+++ MATERIAL PROVIDED

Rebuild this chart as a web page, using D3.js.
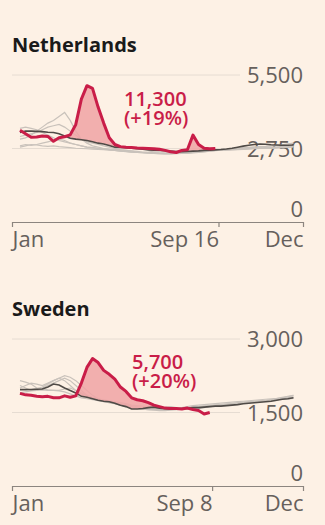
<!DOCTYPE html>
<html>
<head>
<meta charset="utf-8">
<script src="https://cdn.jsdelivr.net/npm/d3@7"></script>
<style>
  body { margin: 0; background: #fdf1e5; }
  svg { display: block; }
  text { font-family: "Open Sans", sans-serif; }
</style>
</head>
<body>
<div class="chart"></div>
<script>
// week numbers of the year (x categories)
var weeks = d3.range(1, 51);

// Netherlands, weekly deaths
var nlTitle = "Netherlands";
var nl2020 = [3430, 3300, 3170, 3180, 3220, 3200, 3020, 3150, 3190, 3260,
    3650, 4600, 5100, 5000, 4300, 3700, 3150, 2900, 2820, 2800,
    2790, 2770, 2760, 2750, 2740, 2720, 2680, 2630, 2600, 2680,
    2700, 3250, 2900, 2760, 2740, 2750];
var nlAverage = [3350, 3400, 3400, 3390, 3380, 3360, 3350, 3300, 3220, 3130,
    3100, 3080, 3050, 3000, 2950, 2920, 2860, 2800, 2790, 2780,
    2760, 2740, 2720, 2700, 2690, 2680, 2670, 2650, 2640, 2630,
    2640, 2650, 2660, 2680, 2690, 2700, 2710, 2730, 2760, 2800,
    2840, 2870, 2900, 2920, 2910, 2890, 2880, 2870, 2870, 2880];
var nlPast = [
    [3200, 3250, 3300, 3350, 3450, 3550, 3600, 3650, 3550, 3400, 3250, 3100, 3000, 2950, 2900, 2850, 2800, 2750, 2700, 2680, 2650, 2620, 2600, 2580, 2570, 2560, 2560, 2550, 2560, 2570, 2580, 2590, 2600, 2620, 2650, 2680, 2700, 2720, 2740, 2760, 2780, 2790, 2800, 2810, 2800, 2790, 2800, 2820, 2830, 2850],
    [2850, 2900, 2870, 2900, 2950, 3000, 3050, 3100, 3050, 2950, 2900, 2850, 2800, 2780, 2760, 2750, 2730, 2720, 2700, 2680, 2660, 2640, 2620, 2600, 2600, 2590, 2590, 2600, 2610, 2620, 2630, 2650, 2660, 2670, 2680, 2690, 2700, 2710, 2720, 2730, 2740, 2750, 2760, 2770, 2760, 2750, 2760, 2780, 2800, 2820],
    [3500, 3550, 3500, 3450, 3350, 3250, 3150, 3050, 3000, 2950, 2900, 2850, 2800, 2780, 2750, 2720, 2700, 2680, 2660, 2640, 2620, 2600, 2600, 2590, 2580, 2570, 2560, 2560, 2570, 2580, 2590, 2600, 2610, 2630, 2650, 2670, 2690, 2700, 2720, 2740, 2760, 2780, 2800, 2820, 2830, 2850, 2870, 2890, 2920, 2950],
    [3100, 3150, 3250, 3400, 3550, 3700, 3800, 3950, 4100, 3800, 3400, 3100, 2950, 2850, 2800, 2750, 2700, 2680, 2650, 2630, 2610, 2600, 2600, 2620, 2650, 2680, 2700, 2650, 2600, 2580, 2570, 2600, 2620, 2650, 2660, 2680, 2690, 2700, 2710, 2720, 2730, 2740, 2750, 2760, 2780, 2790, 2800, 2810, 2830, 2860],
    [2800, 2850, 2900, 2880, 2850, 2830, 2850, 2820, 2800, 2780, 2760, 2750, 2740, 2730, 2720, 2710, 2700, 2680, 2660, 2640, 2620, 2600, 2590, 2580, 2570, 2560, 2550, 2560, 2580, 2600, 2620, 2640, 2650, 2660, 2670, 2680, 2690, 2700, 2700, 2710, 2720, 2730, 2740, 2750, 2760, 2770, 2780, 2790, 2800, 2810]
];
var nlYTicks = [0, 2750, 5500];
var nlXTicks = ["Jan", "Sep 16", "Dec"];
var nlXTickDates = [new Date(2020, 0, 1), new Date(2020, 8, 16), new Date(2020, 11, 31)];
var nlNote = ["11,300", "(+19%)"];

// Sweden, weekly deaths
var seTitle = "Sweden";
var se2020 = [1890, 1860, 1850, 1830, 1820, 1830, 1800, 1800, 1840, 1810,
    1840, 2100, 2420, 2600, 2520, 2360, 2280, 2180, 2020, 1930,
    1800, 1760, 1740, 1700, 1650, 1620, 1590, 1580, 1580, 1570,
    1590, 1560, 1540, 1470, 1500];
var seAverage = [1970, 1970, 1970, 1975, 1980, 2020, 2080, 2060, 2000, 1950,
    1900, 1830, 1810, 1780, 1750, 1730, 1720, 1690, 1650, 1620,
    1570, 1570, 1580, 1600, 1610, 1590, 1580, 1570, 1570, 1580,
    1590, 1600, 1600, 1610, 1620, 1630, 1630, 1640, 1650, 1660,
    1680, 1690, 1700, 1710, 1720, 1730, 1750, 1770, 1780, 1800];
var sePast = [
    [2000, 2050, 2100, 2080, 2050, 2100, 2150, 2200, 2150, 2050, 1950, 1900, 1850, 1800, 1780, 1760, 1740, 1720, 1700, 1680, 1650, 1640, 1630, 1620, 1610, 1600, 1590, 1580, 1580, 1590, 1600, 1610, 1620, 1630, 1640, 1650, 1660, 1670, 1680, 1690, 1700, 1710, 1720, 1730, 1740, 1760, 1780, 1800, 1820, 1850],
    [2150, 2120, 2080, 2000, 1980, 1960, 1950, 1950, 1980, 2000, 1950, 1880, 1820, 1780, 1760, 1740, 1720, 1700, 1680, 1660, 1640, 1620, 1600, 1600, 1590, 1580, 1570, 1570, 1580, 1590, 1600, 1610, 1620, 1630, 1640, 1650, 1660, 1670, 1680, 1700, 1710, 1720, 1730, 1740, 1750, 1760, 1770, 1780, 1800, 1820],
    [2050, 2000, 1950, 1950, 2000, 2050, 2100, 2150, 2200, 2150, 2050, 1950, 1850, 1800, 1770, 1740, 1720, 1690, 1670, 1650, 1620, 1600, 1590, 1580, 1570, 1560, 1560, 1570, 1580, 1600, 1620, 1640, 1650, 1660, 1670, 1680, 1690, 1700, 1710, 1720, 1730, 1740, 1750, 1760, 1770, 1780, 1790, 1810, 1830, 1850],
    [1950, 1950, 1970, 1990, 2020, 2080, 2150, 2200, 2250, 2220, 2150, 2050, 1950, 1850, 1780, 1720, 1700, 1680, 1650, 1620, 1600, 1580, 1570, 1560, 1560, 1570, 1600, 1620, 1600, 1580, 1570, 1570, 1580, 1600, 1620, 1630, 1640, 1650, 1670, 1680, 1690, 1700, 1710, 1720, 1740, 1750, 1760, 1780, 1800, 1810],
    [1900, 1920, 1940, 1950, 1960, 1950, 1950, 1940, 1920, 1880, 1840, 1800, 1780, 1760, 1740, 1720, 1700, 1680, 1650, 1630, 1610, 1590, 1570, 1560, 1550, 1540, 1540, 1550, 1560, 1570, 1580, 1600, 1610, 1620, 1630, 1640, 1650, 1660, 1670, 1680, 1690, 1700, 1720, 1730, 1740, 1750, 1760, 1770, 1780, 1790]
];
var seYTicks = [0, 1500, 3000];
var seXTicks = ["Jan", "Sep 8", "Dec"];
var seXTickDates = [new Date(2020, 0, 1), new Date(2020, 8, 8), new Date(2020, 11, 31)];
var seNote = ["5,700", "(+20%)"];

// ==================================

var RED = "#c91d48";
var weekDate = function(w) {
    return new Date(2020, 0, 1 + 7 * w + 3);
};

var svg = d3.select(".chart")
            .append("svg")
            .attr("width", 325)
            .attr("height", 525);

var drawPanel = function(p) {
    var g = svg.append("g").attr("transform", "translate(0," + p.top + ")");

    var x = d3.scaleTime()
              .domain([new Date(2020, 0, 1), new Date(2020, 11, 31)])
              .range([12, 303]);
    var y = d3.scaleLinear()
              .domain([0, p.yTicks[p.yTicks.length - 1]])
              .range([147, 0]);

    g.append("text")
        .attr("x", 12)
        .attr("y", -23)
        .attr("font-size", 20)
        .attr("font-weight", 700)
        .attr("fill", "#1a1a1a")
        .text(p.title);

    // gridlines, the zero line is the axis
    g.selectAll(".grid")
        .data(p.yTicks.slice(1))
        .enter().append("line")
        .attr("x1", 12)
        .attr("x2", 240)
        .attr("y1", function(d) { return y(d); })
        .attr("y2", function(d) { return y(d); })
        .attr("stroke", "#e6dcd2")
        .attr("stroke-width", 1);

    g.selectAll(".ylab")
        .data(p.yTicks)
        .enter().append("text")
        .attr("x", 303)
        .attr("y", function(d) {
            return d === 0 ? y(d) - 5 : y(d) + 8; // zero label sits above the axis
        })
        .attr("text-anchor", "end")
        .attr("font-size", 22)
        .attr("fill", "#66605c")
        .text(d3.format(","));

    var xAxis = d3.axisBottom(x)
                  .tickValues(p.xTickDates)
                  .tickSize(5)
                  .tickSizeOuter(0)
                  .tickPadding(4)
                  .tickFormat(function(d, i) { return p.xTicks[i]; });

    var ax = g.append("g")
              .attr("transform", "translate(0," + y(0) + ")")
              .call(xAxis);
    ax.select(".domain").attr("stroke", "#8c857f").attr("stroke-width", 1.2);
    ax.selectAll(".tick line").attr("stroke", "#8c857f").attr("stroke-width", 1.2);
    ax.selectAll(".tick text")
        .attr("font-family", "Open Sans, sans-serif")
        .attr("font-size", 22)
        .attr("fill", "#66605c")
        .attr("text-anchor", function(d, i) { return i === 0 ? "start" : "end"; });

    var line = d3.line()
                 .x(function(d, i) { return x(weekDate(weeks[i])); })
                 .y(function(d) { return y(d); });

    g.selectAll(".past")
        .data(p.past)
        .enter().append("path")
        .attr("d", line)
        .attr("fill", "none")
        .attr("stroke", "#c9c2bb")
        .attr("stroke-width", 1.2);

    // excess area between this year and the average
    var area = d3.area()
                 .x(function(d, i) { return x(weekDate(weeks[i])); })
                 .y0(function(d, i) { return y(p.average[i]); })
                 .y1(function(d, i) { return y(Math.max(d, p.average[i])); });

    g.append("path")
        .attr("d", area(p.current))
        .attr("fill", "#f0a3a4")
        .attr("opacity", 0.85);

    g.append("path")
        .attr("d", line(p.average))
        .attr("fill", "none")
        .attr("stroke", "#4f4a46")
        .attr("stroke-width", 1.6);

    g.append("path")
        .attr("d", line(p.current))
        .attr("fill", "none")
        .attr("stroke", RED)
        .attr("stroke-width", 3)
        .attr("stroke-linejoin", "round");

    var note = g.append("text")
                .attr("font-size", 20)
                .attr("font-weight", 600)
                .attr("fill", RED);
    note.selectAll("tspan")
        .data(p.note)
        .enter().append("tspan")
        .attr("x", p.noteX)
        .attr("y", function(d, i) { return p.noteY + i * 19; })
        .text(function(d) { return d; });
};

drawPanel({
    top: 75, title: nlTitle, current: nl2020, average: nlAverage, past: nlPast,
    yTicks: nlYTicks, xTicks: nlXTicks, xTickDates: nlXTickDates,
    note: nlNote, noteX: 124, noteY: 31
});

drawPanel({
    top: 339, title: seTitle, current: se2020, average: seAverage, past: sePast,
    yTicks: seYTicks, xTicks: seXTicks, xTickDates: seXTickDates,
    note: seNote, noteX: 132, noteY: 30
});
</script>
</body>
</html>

++++++
+++ MATERIAL PROVIDED

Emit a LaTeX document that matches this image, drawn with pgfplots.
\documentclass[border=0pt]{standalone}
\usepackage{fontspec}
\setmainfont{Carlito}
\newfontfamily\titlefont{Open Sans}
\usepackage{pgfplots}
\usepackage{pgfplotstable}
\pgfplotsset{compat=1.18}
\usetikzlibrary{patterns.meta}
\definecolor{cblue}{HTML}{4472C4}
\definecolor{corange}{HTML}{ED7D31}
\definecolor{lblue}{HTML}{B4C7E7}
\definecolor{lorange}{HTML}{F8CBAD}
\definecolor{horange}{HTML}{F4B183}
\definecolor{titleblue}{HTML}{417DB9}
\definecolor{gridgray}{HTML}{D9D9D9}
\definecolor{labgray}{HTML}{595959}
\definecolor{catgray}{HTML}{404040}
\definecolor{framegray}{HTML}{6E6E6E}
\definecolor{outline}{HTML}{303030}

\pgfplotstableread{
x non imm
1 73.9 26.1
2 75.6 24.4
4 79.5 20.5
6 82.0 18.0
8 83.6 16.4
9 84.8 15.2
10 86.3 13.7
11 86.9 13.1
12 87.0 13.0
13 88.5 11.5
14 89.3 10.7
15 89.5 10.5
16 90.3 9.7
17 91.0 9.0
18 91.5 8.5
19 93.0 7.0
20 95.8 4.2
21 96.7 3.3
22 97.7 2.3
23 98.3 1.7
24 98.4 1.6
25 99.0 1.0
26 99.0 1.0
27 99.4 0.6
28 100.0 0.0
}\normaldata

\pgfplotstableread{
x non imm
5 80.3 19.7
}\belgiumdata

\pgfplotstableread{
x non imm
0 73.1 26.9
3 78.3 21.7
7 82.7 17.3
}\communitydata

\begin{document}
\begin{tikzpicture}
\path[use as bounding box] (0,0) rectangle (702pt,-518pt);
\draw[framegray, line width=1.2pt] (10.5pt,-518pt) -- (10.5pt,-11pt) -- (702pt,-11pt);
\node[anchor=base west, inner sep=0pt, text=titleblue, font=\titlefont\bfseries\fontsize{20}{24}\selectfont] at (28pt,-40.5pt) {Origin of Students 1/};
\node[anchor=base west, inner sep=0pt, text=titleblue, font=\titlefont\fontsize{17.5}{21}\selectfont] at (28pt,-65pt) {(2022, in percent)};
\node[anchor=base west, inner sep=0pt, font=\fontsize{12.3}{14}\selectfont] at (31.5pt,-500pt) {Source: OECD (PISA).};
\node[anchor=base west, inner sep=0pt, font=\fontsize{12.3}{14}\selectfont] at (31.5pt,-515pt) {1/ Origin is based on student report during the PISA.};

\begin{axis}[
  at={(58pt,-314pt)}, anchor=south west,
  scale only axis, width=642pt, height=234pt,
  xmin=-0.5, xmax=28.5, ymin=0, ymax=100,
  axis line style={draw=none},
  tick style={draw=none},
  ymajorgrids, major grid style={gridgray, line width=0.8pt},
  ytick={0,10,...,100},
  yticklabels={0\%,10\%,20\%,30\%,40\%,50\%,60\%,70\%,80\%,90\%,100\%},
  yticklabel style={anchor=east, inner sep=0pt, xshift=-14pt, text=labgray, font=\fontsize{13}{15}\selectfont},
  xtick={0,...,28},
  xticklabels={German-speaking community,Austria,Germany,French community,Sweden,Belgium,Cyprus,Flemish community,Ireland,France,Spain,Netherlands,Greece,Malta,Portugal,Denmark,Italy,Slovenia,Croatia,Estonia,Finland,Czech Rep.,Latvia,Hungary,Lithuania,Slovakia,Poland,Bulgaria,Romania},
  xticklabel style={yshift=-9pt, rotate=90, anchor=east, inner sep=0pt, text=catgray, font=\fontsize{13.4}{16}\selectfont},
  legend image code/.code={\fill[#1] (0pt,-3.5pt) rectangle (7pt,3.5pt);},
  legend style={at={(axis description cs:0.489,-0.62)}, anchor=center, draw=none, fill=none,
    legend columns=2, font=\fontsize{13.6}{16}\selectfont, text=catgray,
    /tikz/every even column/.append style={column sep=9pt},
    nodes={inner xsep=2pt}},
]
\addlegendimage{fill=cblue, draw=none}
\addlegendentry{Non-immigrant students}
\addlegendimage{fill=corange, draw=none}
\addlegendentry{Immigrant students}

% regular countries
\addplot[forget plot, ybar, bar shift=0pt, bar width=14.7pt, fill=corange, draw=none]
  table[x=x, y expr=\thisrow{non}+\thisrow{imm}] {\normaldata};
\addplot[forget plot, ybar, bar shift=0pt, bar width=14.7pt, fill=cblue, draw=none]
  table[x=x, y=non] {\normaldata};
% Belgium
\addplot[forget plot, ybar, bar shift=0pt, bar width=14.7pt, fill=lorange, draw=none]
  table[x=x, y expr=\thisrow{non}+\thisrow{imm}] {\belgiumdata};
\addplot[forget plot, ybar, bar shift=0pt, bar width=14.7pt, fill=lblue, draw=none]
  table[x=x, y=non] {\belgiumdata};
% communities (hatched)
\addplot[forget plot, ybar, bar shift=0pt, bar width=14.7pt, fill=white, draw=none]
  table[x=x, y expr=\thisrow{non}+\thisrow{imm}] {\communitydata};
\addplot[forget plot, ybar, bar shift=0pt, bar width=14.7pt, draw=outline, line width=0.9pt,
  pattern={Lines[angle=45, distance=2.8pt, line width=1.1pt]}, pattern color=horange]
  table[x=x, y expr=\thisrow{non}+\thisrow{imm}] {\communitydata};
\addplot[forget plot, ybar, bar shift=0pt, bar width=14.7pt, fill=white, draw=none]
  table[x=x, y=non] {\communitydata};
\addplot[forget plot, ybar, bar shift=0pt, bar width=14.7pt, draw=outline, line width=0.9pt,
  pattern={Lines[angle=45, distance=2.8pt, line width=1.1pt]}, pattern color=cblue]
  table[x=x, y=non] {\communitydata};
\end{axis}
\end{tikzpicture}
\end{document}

++++++

What's needed is an exact copy of the records above from the line containing "Rebuild this chart" down to the line containing "var weeks = d3.range(1, 51);", both included, without any pictures.

Rebuild this chart as a web page, using D3.js.
<!DOCTYPE html>
<html>
<head>
<meta charset="utf-8">
<script src="https://cdn.jsdelivr.net/npm/d3@7"></script>
<style>
  body { margin: 0; background: #fdf1e5; }
  svg { display: block; }
  text { font-family: "Open Sans", sans-serif; }
</style>
</head>
<body>
<div class="chart"></div>
<script>
// week numbers of the year (x categories)
var weeks = d3.range(1, 51);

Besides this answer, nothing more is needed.